The cosecant function, often abbreviated as "csc," is one of the lesser-known trigonometric functions. It is the reciprocal of the sine function, which means \( \csc x = \frac{1}{\sin x}\).
This function is important in calculus and trigonometry because of its special properties and relationships with other trig functions.

• The cosecant function is undefined wherever the sine function is zero, such as at angles like \(0\), \(\pi\), and \(2\pi\).
• This function is periodic, with a period of \(2\pi\).
• Cosecant's graph consists of repeating waves similar to sine, but inverted, appearing wherever sine has a local minimum or maximum.

Understanding these properties is essential for successfully differentiating and integrating it in a variety of mathematical contexts.

Trigonometric identities are equations involving trigonometric functions that hold true for all values of the variable where the functions are defined. They are crucial tools in calculus and algebra when simplifying expressions involving trigonometric terms.

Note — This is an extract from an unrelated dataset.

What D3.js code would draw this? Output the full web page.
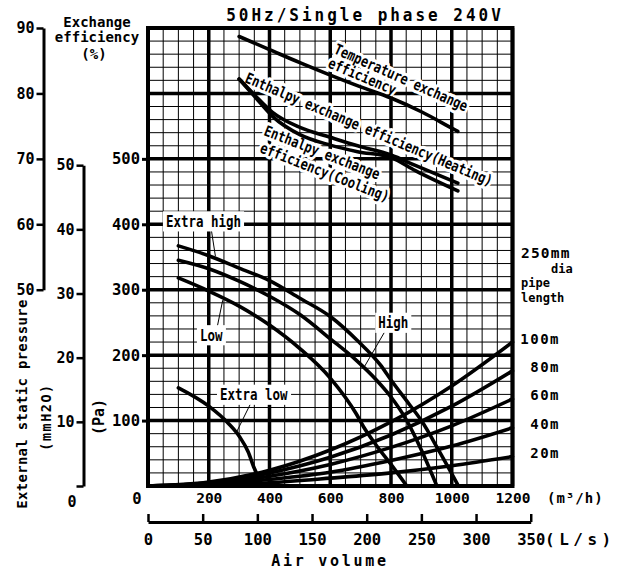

• A basic identity involves the reciprocal nature of sine and cosecant: \(1 = \sin x \times \csc x\).
• Pythagorean identities, such as \(\sin^2 x + \cos^2 x = 1\), help simplify calculations and prove other identities.
• The quotient identities, like \(\tan x = \frac{\sin x}{\cos x}\), interlink different trigonometric functions.

These identities are often vital in calculus, particularly for converting complex expressions into something more manageable. Knowing these allows rapid transformation of trigonometric functions to solve derivatives more readily.

Differentiation is a fundamental concept in calculus that involves finding the rate at which a function is changing at any given point. For the function \(y = \csc x\), deriving it directly can feel daunting due to its reciprocal nature.
Use the standard derivative rules of trigonometric functions to streamline this process:

• The derivative of \(\sin x\) is \(\cos x\).
• The reciprocal rule states that if \(y = \frac{1}{f(x)}\), then \(y' = -\frac{f'(x)}{[f(x)]^2}\).
• Combining with the known formula: the derivative of \(\csc x\) is \(-\csc x \cot x\).

Recognizing these rules, you can more easily differentiate other trigonometric functions, ensuring you follow standard calculus practices when handling trigonometric derivatives.